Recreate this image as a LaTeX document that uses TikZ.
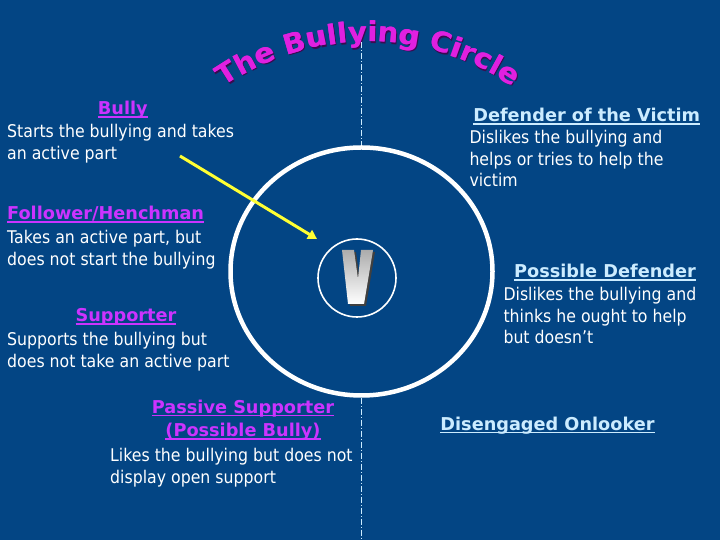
\documentclass[tikz,border=0pt]{standalone}
\usepackage{fontspec}
\usepackage{xcolor}
\usetikzlibrary{arrows.meta,decorations.text,shapes.geometric}
\newfontfamily\bodyfont[FakeStretch=0.9]{DejaVu Sans}
\newfontfamily\headfont{DejaVu Sans}
\newfontfamily\titlefont[FakeStretch=1.06]{DejaVu Sans}
\definecolor{bgblue}{HTML}{034584}
\definecolor{headmag}{HTML}{CC33FF}
\definecolor{titlemag}{HTML}{E020E0}
\definecolor{titleshade}{HTML}{3A0A50}
\definecolor{headblue}{HTML}{CCECFF}
\definecolor{arrowyellow}{HTML}{FFFF33}
\newcommand{\headul}[1]{\setbox0\hbox{#1}\rlap{\rule[-2.6pt]{\wd0}{1.3pt}}\box0}

\begin{document}
\begin{tikzpicture}[x=1pt,y=1pt,
  body/.style={anchor=north west,inner sep=0pt,align=left,text=white,
    font=\bodyfont\fontsize{17.5}{21.7}\selectfont},
  pinkhead/.style={inner sep=0pt,text=headmag,align=center,
    font=\headfont\bfseries\fontsize{17.7}{23.5}\selectfont},
  bluehead/.style={pinkhead,text=headblue},
  divider/.style={draw=headblue,line width=1.2pt,dash pattern=on 6pt off 2pt on 1pt off 2pt},
  pointer/.style={draw=arrowyellow,line width=3pt,-{Triangle[length=9pt,width=10pt]}},
  titlearc/.style={decorate,decoration={text along path,text color=#1,text align=center,
    text={|\titlefont\bfseries\fontsize{27.5}{27.5}\selectfont|The Bullying Circle}}}]
\fill[bgblue] (0,0) rectangle (720,540);
\useasboundingbox (0,0) rectangle (720,540);
%
\path[titlearc=titleshade] ([shift={(125:255)}]369.4,241.6) arc[start angle=125,end angle=55,radius=255];
\path[titlearc=titlemag] ([shift={(125:255)}]368.5,243) arc[start angle=125,end angle=55,radius=255];
\path[titlearc=titlemag] ([shift={(125:255)}]368,243) arc[start angle=125,end angle=55,radius=255];
%
\node[ellipse,draw=white,line width=4.5pt,minimum width=262pt,minimum height=248pt,inner sep=0pt] (ring) at (361.5,268.5) {};
\node[circle,draw=white,line width=1.6pt,minimum size=78pt,inner sep=0pt] (vring) at (357,262) {};
\coordinate (titlefoot) at (361.5,498);
\coordinate (floor) at (361.5,0);
\draw[divider] (titlefoot) -- (ring.north);
\draw[divider] (ring.south) -- (floor);
%
\fill[black!75] (344,288)--(356,288)--(360,259)--(363,288)--(375,288)--(366,234)--(350,234)--cycle;
\shade[top color=gray!65,bottom color=white] (342,290)--(354,290)--(358,261)--(361,290)--(373,290)--(364,236)--(348,236)--cycle;
%
\node[pinkhead,anchor=base] (bully) at (122.8,425) {\headul{Bully}};
\node[body] (bullytext) at (7,416) {Starts the bullying and takes\\an active part};
%
\node[pinkhead,anchor=base west] (follower) at (7,320) {\headul{Follower/Henchman}};
\node[body] (followertext) at (7,310) {Takes an active part, but\\does not start the bullying};
%
\node[pinkhead,anchor=base] (supporter) at (126,218) {\headul{Supporter}};
\node[body] (supportertext) at (7,208) {Supports the bullying but\\does not take an active part};
%
\node[pinkhead,anchor=base] (passive) at (243,103) {\headul{Passive Supporter}\\\headul{(Possible Bully)}};
\node[body] (passivetext) at (110,91.6) {Likes the bullying but does not\\display open support};
%
\node[bluehead,anchor=base] (defender) at (586.7,418) {\headul{Defender of the Victim}};
\node[body] (defendertext) at (469.3,410) {Dislikes the bullying and\\helps or tries to help the\\victim};
%
\node[bluehead,anchor=base] (possible) at (605,262) {\headul{Possible Defender}};
\node[body] (possibletext) at (503.3,253) {Dislikes the bullying and\\thinks he ought to help\\but doesn’t};
%
\node[bluehead,anchor=base] (onlooker) at (547.5,109.7) {\headul{Disengaged Onlooker}};
%
\coordinate (arrowtail) at (180,384);
\coordinate (arrowtip) at (317,301);
\draw[pointer] (arrowtail) -- (arrowtip);
\end{tikzpicture}
\end{document}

Task objective -
Copy the listing exactly. Any image in it stays out of the copy.

Written response -
Recreate this image as a LaTeX document that uses TikZ.
\documentclass[tikz,border=0pt]{standalone}
\usepackage{fontspec}
\usepackage{xcolor}
\usetikzlibrary{arrows.meta,decorations.text,shapes.geometric}
\newfontfamily\bodyfont[FakeStretch=0.9]{DejaVu Sans}
\newfontfamily\headfont{DejaVu Sans}
\newfontfamily\titlefont[FakeStretch=1.06]{DejaVu Sans}
\definecolor{bgblue}{HTML}{034584}
\definecolor{headmag}{HTML}{CC33FF}
\definecolor{titlemag}{HTML}{E020E0}
\definecolor{titleshade}{HTML}{3A0A50}
\definecolor{headblue}{HTML}{CCECFF}
\definecolor{arrowyellow}{HTML}{FFFF33}
\newcommand{\headul}[1]{\setbox0\hbox{#1}\rlap{\rule[-2.6pt]{\wd0}{1.3pt}}\box0}

\begin{document}
\begin{tikzpicture}[x=1pt,y=1pt,
  body/.style={anchor=north west,inner sep=0pt,align=left,text=white,
    font=\bodyfont\fontsize{17.5}{21.7}\selectfont},
  pinkhead/.style={inner sep=0pt,text=headmag,align=center,
    font=\headfont\bfseries\fontsize{17.7}{23.5}\selectfont},
  bluehead/.style={pinkhead,text=headblue},
  divider/.style={draw=headblue,line width=1.2pt,dash pattern=on 6pt off 2pt on 1pt off 2pt},
  pointer/.style={draw=arrowyellow,line width=3pt,-{Triangle[length=9pt,width=10pt]}},
  titlearc/.style={decorate,decoration={text along path,text color=#1,text align=center,
    text={|\titlefont\bfseries\fontsize{27.5}{27.5}\selectfont|The Bullying Circle}}}]
\fill[bgblue] (0,0) rectangle (720,540);
\useasboundingbox (0,0) rectangle (720,540);
%
\path[titlearc=titleshade] ([shift={(125:255)}]369.4,241.6) arc[start angle=125,end angle=55,radius=255];
\path[titlearc=titlemag] ([shift={(125:255)}]368.5,243) arc[start angle=125,end angle=55,radius=255];
\path[titlearc=titlemag] ([shift={(125:255)}]368,243) arc[start angle=125,end angle=55,radius=255];
%
\node[ellipse,draw=white,line width=4.5pt,minimum width=262pt,minimum height=248pt,inner sep=0pt] (ring) at (361.5,268.5) {};
\node[circle,draw=white,line width=1.6pt,minimum size=78pt,inner sep=0pt] (vring) at (357,262) {};
\coordinate (titlefoot) at (361.5,498);
\coordinate (floor) at (361.5,0);
\draw[divider] (titlefoot) -- (ring.north);
\draw[divider] (ring.south) -- (floor);
%
\fill[black!75] (344,288)--(356,288)--(360,259)--(363,288)--(375,288)--(366,234)--(350,234)--cycle;
\shade[top color=gray!65,bottom color=white] (342,290)--(354,290)--(358,261)--(361,290)--(373,290)--(364,236)--(348,236)--cycle;
%
\node[pinkhead,anchor=base] (bully) at (122.8,425) {\headul{Bully}};
\node[body] (bullytext) at (7,416) {Starts the bullying and takes\\an active part};
%
\node[pinkhead,anchor=base west] (follower) at (7,320) {\headul{Follower/Henchman}};
\node[body] (followertext) at (7,310) {Takes an active part, but\\does not start the bullying};
%
\node[pinkhead,anchor=base] (supporter) at (126,218) {\headul{Supporter}};
\node[body] (supportertext) at (7,208) {Supports the bullying but\\does not take an active part};
%
\node[pinkhead,anchor=base] (passive) at (243,103) {\headul{Passive Supporter}\\\headul{(Possible Bully)}};
\node[body] (passivetext) at (110,91.6) {Likes the bullying but does not\\display open support};
%
\node[bluehead,anchor=base] (defender) at (586.7,418) {\headul{Defender of the Victim}};
\node[body] (defendertext) at (469.3,410) {Dislikes the bullying and\\helps or tries to help the\\victim};
%
\node[bluehead,anchor=base] (possible) at (605,262) {\headul{Possible Defender}};
\node[body] (possibletext) at (503.3,253) {Dislikes the bullying and\\thinks he ought to help\\but doesn’t};
%
\node[bluehead,anchor=base] (onlooker) at (547.5,109.7) {\headul{Disengaged Onlooker}};
%
\coordinate (arrowtail) at (180,384);
\coordinate (arrowtip) at (317,301);
\draw[pointer] (arrowtail) -- (arrowtip);
\end{tikzpicture}
\end{document}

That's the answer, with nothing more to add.